Were I to enter upon a dedication, I should certainly address myself, "To the Inhabitants of Birmingham." For to them I not only owe much, but all; and I think, among that congregated mass, there is not one person to whom I wish ill. I have the pleasure of calling many of those inhabitants Friends, and some of them share my warm affections equally with myself. Birmingham, like a compassionate nurse, not only draws our persons, but our esteem, from the place of our nativity, and fixes it upon herself: I might add, I was hungry, and she fed me; thirsty, and she gave me drink; a stranger, and she took me in. I approached her with reluctance, because I did not know her; I shall leave her with reluctance, because I do.
Whether it is perfectly confident in an author, to solicit the indulgence of the public, though it may stand first in his wishes, admits a doubt; for, if his productions will not bear the light, it may be said, why does he publish? but, if they will, there is no need to ask a favor; the world receives one from him. Will not a piece everlastingly be tried by its merit? Shall we esteem it the higher, because it was written at the age of thirteen? because it was the effort of a week? delivered extempore? hatched while the author stood upon one leg? or cobbled, while he cobbled a shoe? or will it be a recommendation, that it issues forth in gilt binding? The judicious world will not be deceived by the tinselled purse, but will examine whether the contents are sterling.
Will it augment the value of this history, or cover its blunders, to say, that I have never seen Oxford? That the thick fogs of penury, prevented the sun of science from beaming upon the mind? That necessity obliged me to lay down the battledore, before I was master of the letters? And that, instead of handling systems of knowledge, my hands, at the early period of seven, became callous with labour?

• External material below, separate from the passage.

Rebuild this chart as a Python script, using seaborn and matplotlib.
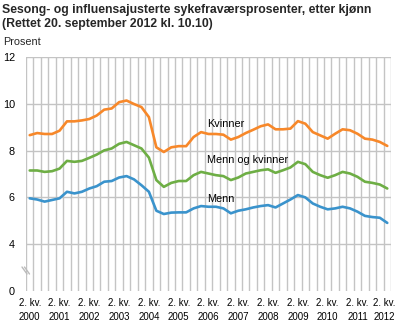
import matplotlib
matplotlib.use("Agg")
import matplotlib.pyplot as plt
import matplotlib.transforms as mtrans
import seaborn as sns
import pandas as pd
from matplotlib.lines import Line2D

sns.set_theme(style="white")
plt.rcParams['font.family'] = ['Liberation Sans', 'DejaVu Sans']

years = list(range(2000, 2013))
quarters = [f"{y}K{q}" for y in range(2000, 2013) for q in (2, 3, 4, 1)][:49]

kvinner = [8.66, 8.75, 8.71, 8.71, 8.85, 9.25, 9.25, 9.29, 9.35, 9.50, 9.75, 9.80,
           10.07, 10.14, 9.99, 9.86, 9.43, 8.14, 7.94, 8.14, 8.19, 8.19, 8.58, 8.79,
           8.71, 8.71, 8.68, 8.47, 8.58, 8.75, 8.89, 9.04, 9.12, 8.91, 8.91, 8.94,
           9.26, 9.15, 8.79, 8.65, 8.51, 8.72, 8.91, 8.87, 8.72, 8.51, 8.47, 8.37, 8.20]
begge = [7.15, 7.15, 7.09, 7.12, 7.23, 7.56, 7.52, 7.56, 7.69, 7.83, 8.01, 8.09,
         8.29, 8.37, 8.23, 8.09, 7.70, 6.74, 6.45, 6.62, 6.70, 6.70, 6.95, 7.09,
         7.02, 6.95, 6.91, 6.74, 6.85, 7.02, 7.09, 7.16, 7.20, 7.05, 7.16, 7.28,
         7.52, 7.42, 7.09, 6.95, 6.84, 6.95, 7.09, 7.02, 6.88, 6.67, 6.62, 6.55, 6.38]
menn = [5.96, 5.91, 5.82, 5.89, 5.96, 6.24, 6.17, 6.24, 6.38, 6.48, 6.67, 6.70,
        6.85, 6.91, 6.77, 6.52, 6.24, 5.43, 5.29, 5.35, 5.36, 5.36, 5.53, 5.63,
        5.60, 5.60, 5.53, 5.32, 5.43, 5.49, 5.57, 5.63, 5.67, 5.57, 5.74, 5.91,
        6.10, 6.00, 5.74, 5.60, 5.49, 5.53, 5.60, 5.53, 5.39, 5.21, 5.16, 5.13, 4.91]

series_names = ["Kvinner", "Menn og kvinner", "Menn"]
y_ticks = [2, 4, 6, 8, 10, 12]
y_labels = ["0", "4", "6", "8", "10", "12"]

rows = []
for name, vals in zip(series_names, [kvinner, begge, menn]):
    for i, v in enumerate(vals):
        rows.append({"idx": i, "kvartal": quarters[i], "verdi": v, "serie": name})
df = pd.DataFrame(rows)

colors = {"Kvinner": "#F7882A", "Menn og kvinner": "#6EAE45", "Menn": "#3A93CC"}

fig = plt.figure(figsize=(3.97, 3.31), dpi=100)
ax = fig.add_axes([26/397, 1 - 291/331, (391 - 26)/397, (291 - 57)/331])

n = len(quarters)
for i in range(n + 1):
    ax.axvline(i - 0.5, color="#C4C4C4", lw=1.0, zorder=0)
for t in y_ticks[1:]:
    ax.axhline(t, color="#C4C4C4", lw=1.0, zorder=0)

sns.lineplot(data=df, x="idx", y="verdi", hue="serie", palette=colors,
             linewidth=1.9, legend=False, ax=ax, zorder=3)

ax.set_xlim(-0.5, n - 0.5)
ax.set_ylim(2, 12)
ax.set_yticks(y_ticks)
ax.set_yticklabels(y_labels, fontsize=7.8, color="black")
xt = list(range(0, n, 4))
ax.set_xticks(xt)
ax.set_xticklabels([f"2. kv.\n{years[k // 4]}" for k in xt], fontsize=7.0,
                   color="black", linespacing=1.5)
ax.tick_params(axis="both", length=0)
ax.tick_params(axis="x", pad=5)
ax.tick_params(axis="y", pad=8)
ax.set_xlabel("")
ax.set_ylabel("")
for s in ax.spines.values():
    s.set_visible(False)

# nudge last x label slightly left so it stays inside the figure
last = ax.get_xticklabels()[-1]
last.set_transform(last.get_transform() + mtrans.ScaledTranslation(-3/100, 0, fig.dpi_scale_trans))

ax.text(23.8, 9.12, "Kvinner", fontsize=7.8, va="center", ha="left", color="black")
ax.text(23.8, 7.59, "Menn og kvinner", fontsize=7.8, va="center", ha="left", color="black")
ax.text(23.8, 5.95, "Menn", fontsize=7.8, va="center", ha="left", color="black")

fig.text(2/397, 1 - 10/331, "Sesong- og influensajusterte sykefraværsprosenter, etter kjønn",
         fontsize=8.8, fontweight="bold", va="center", ha="left")
fig.text(2/397, 1 - 24/331, "(Rettet 20. september 2012 kl. 10.10)",
         fontsize=8.8, fontweight="bold", va="center", ha="left")
fig.text(3/397, 1 - 42/331, "Prosent", fontsize=7.8, va="center", ha="left")

for dx in (0, 2.5):
    fig.add_artist(Line2D([(22 + dx)/397, (27 + dx)/397], [1 - 267/331, 1 - 274/331],
                          color="#BBBBBB", lw=1.0, transform=fig.transFigure))

fig.savefig("out.png", dpi=100)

But, though a whole group of pretences will have no effect with the impartial eye, yet one reason pleads strongly in my favor--no such thing ever appeared as An History of Birmingham. It is remarkable, that one of the most singular places in the universe is without an historian: that she never manufactured an history of herself, who has manufactured almost every thing else; that so many ages should elapse, and not one among her numerous sons of industry, snatch the manners of the day from oblivion, group them in design, with the touches of his pen, and exhibit the picture to posterity. If such a production had ever seen the light, mine most certainly would never have been written; a temporary bridge therefore may satisfy the impatient traveller, till a more skilful architect shall accommodate him with a complete production of elegance, of use, and of duration.--Although works of genius ought to come out of the mint doubly refined, yet history admits of a much greater latitude to the author. The best upon the subject, though defective, may meet with regard.

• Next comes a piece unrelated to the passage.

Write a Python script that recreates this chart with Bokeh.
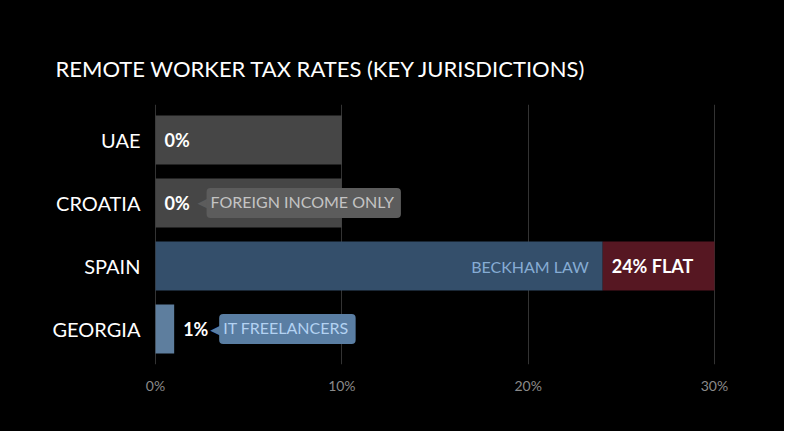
import re
from bokeh.plotting import figure
from bokeh.models import ColumnDataSource, FactorRange, Range1d, FixedTicker, CustomJSTickFormatter
from bokeh.core.properties import value
from bokeh.embed import file_html
from bokeh.resources import INLINE

# ---- data ----
countries = ["UAE", "CROATIA", "SPAIN", "GEORGIA"]
rates = [0, 0, 24, 1]
bar_ends = [10, 10, 24, 1]          # drawn bar length
value_labels = ["0%", "0%", "24% FLAT", "1%"]
flat_country = "SPAIN"
flat_start = 24
flat_end = 30
notes = ["", "FOREIGN INCOME ONLY", "BECKHAM LAW", "IT FREELANCERS"]
x_ticks = [0, 10, 20, 30]
title_text = "REMOTE WORKER TAX RATES (KEY JURISDICTIONS)"

# ---- styles ----
FONT = "Lato"
bar_colors = ["#464646", "#464646", "#344f6b", "#5e7e9e"]

factors = list(reversed(countries))
p = figure(width=784, height=431, output_backend="svg", toolbar_location=None,
           y_range=FactorRange(factors=factors, range_padding=0.063, range_padding_units="absolute"),
           x_range=Range1d(-0.70, 32.04),
           min_border_left=142, min_border_right=32, min_border_top=104, min_border_bottom=67)
p.background_fill_color = None
p.border_fill_color = None
p.outline_line_color = None
p.styles = {"background-color": "#000000"}

p.title.text = title_text
p.title.align = "left"
p.title.offset = -87
p.title.standoff = 45
p.title.text_color = "#ffffff"
p.title.text_font = FONT
p.title.text_font_size = "22px"
p.title.text_font_style = "normal"

src = ColumnDataSource(dict(country=countries, end=bar_ends, start=[0] * len(countries),
                            color=bar_colors, rate=rates, label=value_labels))
p.hbar(y="country", left="start", right="end", height=0.78, color="color", source=src, line_color=None)
p.hbar(y=[flat_country], left=[flat_start], right=[flat_end], height=0.78, color="#561722", line_color=None)

# value labels
p.text(x="rate", y="country", text="label", source=src, x_offset=9, text_align="left",
       text_baseline="middle", text_color="#ffffff", text_font=value(FONT),
       text_font_style="bold", text_font_size="18px")

# notes with pointer
def callout(country, offset, box_color, text_color):
    i = countries.index(country)
    p.text(x=[rates[i]], y=[country], text=["◀"], x_offset=offset + 1, text_align="right",
           text_baseline="middle", text_color=box_color, text_font=value("DejaVu Sans"),
           text_font_size="13px")
    p.text(x=[rates[i]], y=[country], text=[notes[i]], x_offset=offset, text_align="left",
           text_baseline="middle", text_color=text_color, text_font=value(FONT), text_font_size="16px",
           background_fill_color=box_color, border_radius=4, padding=[4, 7, 4, 7])

callout("CROATIA", 51, "#5c5c5c", "#c4c4c4")
callout("GEORGIA", 45, "#5a7ea3", "#b3d2f2")

si = countries.index("SPAIN")
p.text(x=[rates[si]], y=["SPAIN"], text=[notes[si]], x_offset=-14, text_align="right",
       text_baseline="middle", text_color="#86acd4", text_font=value(FONT), text_font_size="16px")

# axes
p.ygrid.grid_line_color = None
p.xgrid.grid_line_color = "#333333"
p.xgrid.ticker = FixedTicker(ticks=x_ticks)
p.xaxis.ticker = FixedTicker(ticks=x_ticks)
p.xaxis.formatter = CustomJSTickFormatter(code="return tick + '%';")
for ax in (p.xaxis[0], p.yaxis[0]):
    ax.axis_line_color = None
    ax.major_tick_line_color = None
    ax.minor_tick_line_color = None
    ax.major_tick_out = 0
    ax.major_tick_in = 0
p.xaxis.major_label_text_color = "#8a8a8a"
p.xaxis.major_label_text_font = FONT
p.xaxis.major_label_text_font_size = "14px"
p.xaxis.major_label_standoff = 12
p.yaxis.major_label_text_color = "#ffffff"
p.yaxis.major_label_text_font = FONT
p.yaxis.major_label_text_font_size = "20px"
p.yaxis.major_label_standoff = 2

html = file_html(p, INLINE)
html = re.sub(r"<body([^>]*)>", r'<body\1 style="background-color:#000000;">', html, count=1)
open("out.html", "w").write(html)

It has long been a complaint, that local history is much wanted. This will appear obvious, if we examine the places we know, with the histories that treat of them. Many an author has become a cripple, by historically travelling through all England, who might have made a tolerable figure, had he staid at home. The subject is too copious for one performance, or even the life of one man. The design of history is knowledge: but, if simply to tell a tale, be all the duty of an historian, he has no irksome task before him; for there is nothing more easy than to relate a fact; but, perhaps, nothing more difficult than to relate it well.

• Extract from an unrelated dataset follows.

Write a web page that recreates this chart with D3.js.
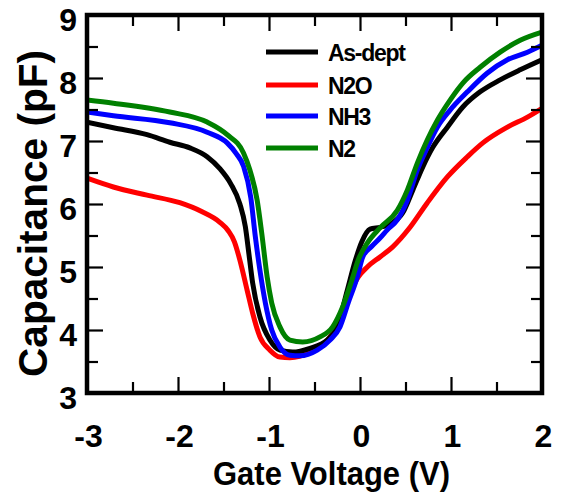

The situation of an author is rather precarious--if the smiles of the world chance to meet his labours, he is apt to forget himself; if otherwise, he is soon forgot. The efforts of the critic may be necessary to clip the wings of a presuming author, lest his rising vanity becomes insupportable: but I pity the man, who writes a book which none will peruse a second time; critical exertions are not necessary to pull him down, he will fall of himself. The sin of writing carries its own punishment, the tumultuous passions of anxiety and expectation, like the jarring elements in October, disturb his repose, and, like them, are followed by stirility: his cold productions, injured by no hand but that of time, are found sleeping on the shelf unmolested. It is easy to describe his fears before publication, but who can tell his feelings after judgment is passed upon his works? His only consolation is accusing the critic of injustice, and thinking the world in the wrong. But if repentence should not follow the culprit, hardened in scribbling, it follows, his bookseller, oppressed with dead works. However, if all the evils in Pandora's box are emptied on a blasted author, this one comfort remains behind--The keeper of a circulating library, or the steward of a reading society can tell him, "His book is more durable than the others."
Having, many years ago, entertained an idea of this undertaking, I made some trifling preparations; but, in 1775, a circumstance of a private nature occurring, which engaged my attention for several years, I relinquished the design, destroyed the materials, and meant to give up the thought for ever. But the intention revived in 1780, and the work followed.
I may be accused of quitting the regular trammels of history, and sporting in the fields of remark: but, although our habitation justly stands first in our esteem, in return for rest, content, and protection; does it follow that we should never stray from it? If I happen to veer a moment from the polar point of Birmingham, I shall certainly vibrate again to the center. Every author has a manner peculiar to himself, nor can he well forsake it. I should be exceedingly hurt to omit a necessary part of intelligence, but more, to offend a reader.
If GRANDEUR should censure me for sometimes recording the men of mean life, let me ask, Which is preferable, he who thunders at the anvil, or in the senate? The man who earnestly wishes the significant letters, ESQ. spliced to the end of his name, will despise the question; but the philosopher will answer, "They are equal."
Lucrative views have no part in this production: I cannot solicit a kind people to grant what they have already granted; but if another finds that pleasure in reading, which I have done in writing, I am paid.
As no history is extant, to inform me of this famous nursery of the arts, perfection in mine must not be expected. Though I have endeavoured to pursue the road to truth; yet, having no light to guide, or hand to direct me, it is no wonder if I mistake it: but we do not condemn, so much as pity the man for losing his way, who first travels an unbeaten road.
Birmingham, for want of the recording hand, may be said to live but one generation; the transactions of the last age, die in this; memory is the sole historian, which being defective, I embalm the present generation, for the inspection of the future.
It is unnecessary to attempt a general character, for if the attentive reader is himself of Birmingham, he is equally apprized of that character; and, if a stranger, he will find a variety of touches scattered through the piece, which, taken in a collective view, form a picture of that generous people, who merit his esteem, and possess mine.